§ **Task to complete**: Look below for the line with "Generate a Python" and the line with "fig = go.Figure()"; repeat exactly those two lines and all lines between them, but no pictures.

§ **Material shown**:
■ ■ ■ ■ ■

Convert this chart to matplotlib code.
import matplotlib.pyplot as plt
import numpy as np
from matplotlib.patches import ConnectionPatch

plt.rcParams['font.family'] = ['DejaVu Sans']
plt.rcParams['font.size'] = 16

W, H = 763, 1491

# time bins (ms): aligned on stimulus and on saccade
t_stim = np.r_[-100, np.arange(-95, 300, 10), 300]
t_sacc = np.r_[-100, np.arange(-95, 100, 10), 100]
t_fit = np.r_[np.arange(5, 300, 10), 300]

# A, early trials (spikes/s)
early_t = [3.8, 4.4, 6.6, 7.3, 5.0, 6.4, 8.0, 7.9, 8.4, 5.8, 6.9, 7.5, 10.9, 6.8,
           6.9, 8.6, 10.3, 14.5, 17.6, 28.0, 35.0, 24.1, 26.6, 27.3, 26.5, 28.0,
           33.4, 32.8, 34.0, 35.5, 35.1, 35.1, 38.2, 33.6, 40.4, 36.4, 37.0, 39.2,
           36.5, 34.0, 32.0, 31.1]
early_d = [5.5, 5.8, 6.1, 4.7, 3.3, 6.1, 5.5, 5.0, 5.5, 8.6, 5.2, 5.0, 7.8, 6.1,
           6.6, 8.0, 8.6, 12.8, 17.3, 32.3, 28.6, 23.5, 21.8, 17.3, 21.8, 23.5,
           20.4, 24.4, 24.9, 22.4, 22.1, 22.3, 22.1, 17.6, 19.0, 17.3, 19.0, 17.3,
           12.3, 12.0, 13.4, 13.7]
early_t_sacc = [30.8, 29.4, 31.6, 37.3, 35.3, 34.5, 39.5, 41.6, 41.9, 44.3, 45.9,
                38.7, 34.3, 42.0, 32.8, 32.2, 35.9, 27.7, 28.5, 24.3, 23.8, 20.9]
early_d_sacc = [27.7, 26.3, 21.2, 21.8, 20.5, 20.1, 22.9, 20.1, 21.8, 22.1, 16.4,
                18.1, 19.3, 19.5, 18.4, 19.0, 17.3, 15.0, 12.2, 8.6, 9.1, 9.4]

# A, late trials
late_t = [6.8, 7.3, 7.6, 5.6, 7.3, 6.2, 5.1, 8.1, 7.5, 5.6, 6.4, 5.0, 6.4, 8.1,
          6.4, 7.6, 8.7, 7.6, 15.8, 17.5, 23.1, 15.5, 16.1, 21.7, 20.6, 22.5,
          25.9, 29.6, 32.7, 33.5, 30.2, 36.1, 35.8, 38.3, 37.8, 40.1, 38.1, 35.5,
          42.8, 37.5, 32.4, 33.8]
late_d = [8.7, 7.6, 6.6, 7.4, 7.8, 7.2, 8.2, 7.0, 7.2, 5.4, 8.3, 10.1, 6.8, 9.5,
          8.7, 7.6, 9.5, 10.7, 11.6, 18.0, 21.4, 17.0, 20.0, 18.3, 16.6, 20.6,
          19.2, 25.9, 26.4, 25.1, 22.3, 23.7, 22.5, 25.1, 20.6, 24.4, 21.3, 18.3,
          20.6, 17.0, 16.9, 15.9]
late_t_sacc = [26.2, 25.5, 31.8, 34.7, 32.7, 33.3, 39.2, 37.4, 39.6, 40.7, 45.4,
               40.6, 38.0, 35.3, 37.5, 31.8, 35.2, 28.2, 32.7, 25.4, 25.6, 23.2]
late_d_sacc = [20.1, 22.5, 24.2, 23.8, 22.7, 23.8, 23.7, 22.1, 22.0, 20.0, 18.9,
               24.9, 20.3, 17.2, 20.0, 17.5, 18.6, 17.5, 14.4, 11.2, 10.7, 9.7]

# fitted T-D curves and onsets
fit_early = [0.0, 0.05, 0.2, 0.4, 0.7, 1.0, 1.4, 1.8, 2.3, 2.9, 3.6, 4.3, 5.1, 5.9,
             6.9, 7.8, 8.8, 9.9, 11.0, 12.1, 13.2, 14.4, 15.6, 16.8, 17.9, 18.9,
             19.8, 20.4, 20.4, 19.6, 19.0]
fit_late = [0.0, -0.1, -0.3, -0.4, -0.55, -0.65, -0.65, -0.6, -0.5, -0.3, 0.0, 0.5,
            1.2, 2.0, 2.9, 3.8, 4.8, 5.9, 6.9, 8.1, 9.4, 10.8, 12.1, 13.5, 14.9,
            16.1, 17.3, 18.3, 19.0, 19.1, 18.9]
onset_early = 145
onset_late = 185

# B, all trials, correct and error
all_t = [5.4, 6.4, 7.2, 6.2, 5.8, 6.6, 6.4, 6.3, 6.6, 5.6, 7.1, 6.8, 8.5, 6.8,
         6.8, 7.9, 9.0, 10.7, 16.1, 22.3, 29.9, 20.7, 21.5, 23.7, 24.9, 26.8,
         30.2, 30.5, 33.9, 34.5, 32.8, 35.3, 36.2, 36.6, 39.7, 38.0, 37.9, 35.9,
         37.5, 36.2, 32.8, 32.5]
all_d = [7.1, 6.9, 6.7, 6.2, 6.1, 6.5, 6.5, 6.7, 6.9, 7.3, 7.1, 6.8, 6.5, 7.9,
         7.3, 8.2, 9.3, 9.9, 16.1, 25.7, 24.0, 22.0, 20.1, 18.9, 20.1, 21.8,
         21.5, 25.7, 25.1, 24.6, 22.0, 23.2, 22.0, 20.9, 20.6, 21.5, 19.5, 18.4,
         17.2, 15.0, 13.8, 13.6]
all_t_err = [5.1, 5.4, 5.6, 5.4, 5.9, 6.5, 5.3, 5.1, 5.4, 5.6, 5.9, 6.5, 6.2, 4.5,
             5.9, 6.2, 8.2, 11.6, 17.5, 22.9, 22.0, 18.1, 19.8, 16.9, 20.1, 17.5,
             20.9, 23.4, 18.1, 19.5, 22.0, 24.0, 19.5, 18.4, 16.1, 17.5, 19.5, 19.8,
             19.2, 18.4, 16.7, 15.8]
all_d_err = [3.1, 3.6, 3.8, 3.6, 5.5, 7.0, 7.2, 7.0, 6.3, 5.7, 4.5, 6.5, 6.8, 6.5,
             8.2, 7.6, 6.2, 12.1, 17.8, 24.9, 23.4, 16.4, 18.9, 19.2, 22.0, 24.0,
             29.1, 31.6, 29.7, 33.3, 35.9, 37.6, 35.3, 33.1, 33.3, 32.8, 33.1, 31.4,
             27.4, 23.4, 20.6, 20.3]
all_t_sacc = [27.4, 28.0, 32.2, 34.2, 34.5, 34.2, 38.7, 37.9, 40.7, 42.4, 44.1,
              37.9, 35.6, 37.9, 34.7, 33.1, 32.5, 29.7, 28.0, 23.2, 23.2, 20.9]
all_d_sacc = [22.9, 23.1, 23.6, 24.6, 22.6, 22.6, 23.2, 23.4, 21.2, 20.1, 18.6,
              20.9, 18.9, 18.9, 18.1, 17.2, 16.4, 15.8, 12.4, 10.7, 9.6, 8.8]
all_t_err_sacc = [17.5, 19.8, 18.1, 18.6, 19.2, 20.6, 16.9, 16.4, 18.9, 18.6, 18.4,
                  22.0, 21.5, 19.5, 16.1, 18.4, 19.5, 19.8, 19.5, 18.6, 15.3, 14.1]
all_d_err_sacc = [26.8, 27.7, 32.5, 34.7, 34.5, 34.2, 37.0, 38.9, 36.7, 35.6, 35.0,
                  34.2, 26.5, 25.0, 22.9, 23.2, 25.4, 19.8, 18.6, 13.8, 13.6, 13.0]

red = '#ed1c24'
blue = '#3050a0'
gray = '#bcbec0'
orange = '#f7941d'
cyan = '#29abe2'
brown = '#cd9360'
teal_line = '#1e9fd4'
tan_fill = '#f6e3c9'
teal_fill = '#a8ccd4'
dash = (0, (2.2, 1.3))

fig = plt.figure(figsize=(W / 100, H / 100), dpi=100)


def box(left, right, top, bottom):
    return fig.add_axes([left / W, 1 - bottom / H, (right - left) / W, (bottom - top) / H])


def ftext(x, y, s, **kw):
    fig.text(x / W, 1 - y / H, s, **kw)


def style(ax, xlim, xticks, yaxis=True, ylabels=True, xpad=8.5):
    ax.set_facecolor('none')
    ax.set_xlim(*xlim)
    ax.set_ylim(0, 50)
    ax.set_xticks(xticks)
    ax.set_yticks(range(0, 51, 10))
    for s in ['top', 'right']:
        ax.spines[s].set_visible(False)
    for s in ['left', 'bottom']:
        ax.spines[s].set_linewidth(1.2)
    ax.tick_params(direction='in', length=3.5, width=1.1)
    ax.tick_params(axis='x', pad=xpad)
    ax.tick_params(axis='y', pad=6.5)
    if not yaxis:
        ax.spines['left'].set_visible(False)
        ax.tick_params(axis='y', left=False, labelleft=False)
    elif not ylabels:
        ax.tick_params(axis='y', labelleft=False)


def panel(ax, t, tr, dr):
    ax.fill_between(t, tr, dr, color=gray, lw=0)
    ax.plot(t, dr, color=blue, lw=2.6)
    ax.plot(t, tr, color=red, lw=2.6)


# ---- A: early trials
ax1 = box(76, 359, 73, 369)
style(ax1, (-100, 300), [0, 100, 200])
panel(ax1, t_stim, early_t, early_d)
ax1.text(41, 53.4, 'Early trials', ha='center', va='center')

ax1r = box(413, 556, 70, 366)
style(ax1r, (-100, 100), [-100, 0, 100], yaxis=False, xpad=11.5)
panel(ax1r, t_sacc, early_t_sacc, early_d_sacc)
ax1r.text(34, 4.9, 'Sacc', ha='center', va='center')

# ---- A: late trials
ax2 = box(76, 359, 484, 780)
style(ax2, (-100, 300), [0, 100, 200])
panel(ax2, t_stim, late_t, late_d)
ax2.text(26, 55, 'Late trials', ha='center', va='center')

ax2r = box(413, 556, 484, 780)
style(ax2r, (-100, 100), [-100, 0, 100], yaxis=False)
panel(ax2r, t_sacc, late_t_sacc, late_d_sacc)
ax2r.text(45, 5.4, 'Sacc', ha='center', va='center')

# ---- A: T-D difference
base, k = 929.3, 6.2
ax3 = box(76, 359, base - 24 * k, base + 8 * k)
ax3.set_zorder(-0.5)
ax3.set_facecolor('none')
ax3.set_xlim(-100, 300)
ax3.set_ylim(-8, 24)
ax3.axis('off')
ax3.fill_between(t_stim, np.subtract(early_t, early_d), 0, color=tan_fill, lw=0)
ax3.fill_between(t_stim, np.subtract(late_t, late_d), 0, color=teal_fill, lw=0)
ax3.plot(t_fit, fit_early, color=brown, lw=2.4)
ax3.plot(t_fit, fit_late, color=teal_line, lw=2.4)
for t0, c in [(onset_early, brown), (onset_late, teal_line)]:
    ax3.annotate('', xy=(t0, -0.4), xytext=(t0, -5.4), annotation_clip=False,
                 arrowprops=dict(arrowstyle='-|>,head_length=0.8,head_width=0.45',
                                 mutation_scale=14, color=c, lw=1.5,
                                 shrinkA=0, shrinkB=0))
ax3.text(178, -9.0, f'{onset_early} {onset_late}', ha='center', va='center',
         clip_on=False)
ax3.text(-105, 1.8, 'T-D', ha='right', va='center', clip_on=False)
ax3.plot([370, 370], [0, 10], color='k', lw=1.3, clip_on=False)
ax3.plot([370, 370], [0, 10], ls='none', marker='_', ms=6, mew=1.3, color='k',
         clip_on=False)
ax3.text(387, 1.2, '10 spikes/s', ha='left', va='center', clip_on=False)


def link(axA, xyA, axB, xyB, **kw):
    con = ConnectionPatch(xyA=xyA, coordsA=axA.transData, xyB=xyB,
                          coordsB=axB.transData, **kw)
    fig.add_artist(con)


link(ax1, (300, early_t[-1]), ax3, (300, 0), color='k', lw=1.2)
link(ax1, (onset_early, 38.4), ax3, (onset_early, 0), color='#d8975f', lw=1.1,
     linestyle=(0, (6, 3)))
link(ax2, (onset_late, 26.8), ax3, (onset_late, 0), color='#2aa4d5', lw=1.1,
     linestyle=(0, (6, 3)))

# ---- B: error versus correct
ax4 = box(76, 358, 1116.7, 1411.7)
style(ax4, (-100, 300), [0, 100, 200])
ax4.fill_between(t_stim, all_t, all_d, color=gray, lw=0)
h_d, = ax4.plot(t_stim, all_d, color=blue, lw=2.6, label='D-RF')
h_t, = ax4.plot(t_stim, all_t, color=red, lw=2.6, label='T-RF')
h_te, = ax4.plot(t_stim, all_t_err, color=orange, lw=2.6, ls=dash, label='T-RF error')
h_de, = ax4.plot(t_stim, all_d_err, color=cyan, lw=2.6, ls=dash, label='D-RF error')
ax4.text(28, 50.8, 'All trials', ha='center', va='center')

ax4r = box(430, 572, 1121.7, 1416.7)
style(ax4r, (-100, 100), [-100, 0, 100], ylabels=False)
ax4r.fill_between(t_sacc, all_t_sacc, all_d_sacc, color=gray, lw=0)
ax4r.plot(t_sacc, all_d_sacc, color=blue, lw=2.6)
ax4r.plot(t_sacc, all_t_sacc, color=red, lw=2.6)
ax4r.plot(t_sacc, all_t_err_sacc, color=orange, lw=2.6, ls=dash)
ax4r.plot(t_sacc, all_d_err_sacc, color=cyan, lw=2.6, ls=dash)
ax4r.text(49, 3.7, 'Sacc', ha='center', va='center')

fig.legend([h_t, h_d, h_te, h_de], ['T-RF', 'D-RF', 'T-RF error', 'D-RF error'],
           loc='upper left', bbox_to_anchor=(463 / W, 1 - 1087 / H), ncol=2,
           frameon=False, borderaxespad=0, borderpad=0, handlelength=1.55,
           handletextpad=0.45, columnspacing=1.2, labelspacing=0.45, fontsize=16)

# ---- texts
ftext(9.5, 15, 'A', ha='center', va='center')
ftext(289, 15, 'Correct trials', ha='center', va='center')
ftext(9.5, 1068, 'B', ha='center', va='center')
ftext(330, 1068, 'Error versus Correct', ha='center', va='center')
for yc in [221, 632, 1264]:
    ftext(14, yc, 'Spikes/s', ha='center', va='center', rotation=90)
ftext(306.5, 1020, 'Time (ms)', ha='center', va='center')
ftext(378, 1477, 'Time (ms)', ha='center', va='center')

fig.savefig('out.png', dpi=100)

■ ■ ■ ■ ■

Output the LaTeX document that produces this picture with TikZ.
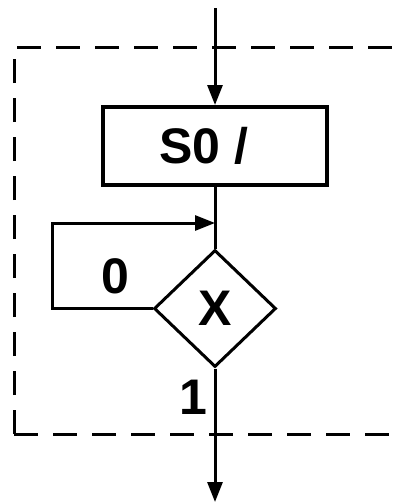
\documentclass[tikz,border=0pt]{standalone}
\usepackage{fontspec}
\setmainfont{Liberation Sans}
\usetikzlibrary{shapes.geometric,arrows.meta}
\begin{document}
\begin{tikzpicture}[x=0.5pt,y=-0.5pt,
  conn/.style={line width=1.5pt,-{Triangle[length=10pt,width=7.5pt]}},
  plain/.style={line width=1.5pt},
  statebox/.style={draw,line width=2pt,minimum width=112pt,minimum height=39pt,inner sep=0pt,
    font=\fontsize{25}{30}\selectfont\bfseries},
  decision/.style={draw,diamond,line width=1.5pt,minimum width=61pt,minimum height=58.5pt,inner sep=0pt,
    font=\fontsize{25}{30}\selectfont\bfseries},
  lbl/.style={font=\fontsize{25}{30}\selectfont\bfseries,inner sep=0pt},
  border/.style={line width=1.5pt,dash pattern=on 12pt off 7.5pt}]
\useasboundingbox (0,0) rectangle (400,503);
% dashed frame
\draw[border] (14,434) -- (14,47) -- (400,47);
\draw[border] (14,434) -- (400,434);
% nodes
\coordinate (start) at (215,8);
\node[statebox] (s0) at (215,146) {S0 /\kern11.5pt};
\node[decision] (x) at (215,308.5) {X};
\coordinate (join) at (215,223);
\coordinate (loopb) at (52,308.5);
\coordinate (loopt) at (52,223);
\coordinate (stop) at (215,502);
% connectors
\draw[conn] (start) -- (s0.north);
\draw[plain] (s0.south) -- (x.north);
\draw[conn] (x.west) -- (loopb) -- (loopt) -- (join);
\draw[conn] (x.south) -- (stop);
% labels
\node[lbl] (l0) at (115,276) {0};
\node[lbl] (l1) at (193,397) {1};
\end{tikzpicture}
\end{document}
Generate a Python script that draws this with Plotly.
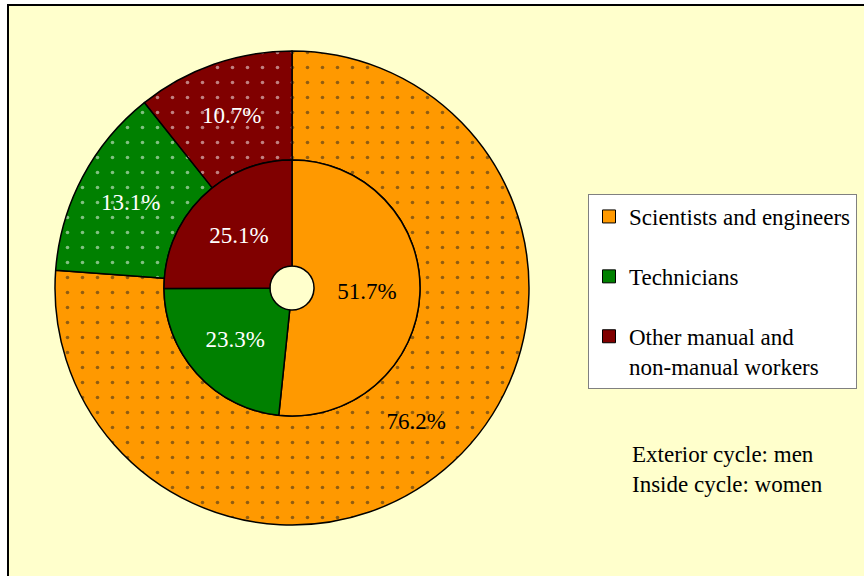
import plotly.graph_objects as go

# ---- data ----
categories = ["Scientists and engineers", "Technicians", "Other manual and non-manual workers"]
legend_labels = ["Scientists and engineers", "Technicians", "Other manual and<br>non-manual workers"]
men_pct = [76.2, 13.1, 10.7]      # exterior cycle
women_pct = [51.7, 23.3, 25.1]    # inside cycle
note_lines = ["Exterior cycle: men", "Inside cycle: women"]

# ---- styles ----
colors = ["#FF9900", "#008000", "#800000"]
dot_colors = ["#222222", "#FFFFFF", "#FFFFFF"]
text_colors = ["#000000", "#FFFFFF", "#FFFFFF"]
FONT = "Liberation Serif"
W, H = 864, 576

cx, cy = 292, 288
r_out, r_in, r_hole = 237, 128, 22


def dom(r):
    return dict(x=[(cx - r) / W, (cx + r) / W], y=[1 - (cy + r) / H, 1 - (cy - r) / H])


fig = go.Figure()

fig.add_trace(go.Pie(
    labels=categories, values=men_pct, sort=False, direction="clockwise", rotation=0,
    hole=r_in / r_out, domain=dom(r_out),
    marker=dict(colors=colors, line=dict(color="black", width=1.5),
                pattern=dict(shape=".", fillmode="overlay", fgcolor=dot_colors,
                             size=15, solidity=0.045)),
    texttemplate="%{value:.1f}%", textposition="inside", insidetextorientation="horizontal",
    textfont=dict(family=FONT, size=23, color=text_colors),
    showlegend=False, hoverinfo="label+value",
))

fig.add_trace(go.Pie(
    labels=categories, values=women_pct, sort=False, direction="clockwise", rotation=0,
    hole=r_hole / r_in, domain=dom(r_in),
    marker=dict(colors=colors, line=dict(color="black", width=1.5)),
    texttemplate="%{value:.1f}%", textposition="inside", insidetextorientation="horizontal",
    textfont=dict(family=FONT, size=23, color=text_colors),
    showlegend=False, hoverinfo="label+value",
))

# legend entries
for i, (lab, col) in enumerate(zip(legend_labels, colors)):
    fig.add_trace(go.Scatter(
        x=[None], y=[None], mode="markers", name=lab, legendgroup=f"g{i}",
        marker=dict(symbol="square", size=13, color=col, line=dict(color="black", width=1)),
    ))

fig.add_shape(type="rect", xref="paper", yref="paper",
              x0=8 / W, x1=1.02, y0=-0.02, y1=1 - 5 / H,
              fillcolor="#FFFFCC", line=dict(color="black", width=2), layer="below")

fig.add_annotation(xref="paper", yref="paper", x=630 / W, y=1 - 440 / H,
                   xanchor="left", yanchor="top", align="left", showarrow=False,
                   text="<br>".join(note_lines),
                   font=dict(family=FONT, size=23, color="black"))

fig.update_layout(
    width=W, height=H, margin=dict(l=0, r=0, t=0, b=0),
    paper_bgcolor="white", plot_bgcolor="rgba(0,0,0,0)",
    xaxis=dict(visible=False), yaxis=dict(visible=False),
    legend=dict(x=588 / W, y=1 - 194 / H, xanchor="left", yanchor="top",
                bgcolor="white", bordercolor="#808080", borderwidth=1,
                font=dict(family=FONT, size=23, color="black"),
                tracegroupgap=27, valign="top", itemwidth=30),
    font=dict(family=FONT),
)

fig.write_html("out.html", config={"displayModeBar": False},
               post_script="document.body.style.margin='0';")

■ ■ ■ ■ ■

§ **Answer to this problem**:
Generate a Python script that draws this with Plotly.
import plotly.graph_objects as go

# ---- data ----
categories = ["Scientists and engineers", "Technicians", "Other manual and non-manual workers"]
legend_labels = ["Scientists and engineers", "Technicians", "Other manual and<br>non-manual workers"]
men_pct = [76.2, 13.1, 10.7]      # exterior cycle
women_pct = [51.7, 23.3, 25.1]    # inside cycle
note_lines = ["Exterior cycle: men", "Inside cycle: women"]

# ---- styles ----
colors = ["#FF9900", "#008000", "#800000"]
dot_colors = ["#222222", "#FFFFFF", "#FFFFFF"]
text_colors = ["#000000", "#FFFFFF", "#FFFFFF"]
FONT = "Liberation Serif"
W, H = 864, 576

cx, cy = 292, 288
r_out, r_in, r_hole = 237, 128, 22


def dom(r):
    return dict(x=[(cx - r) / W, (cx + r) / W], y=[1 - (cy + r) / H, 1 - (cy - r) / H])


fig = go.Figure()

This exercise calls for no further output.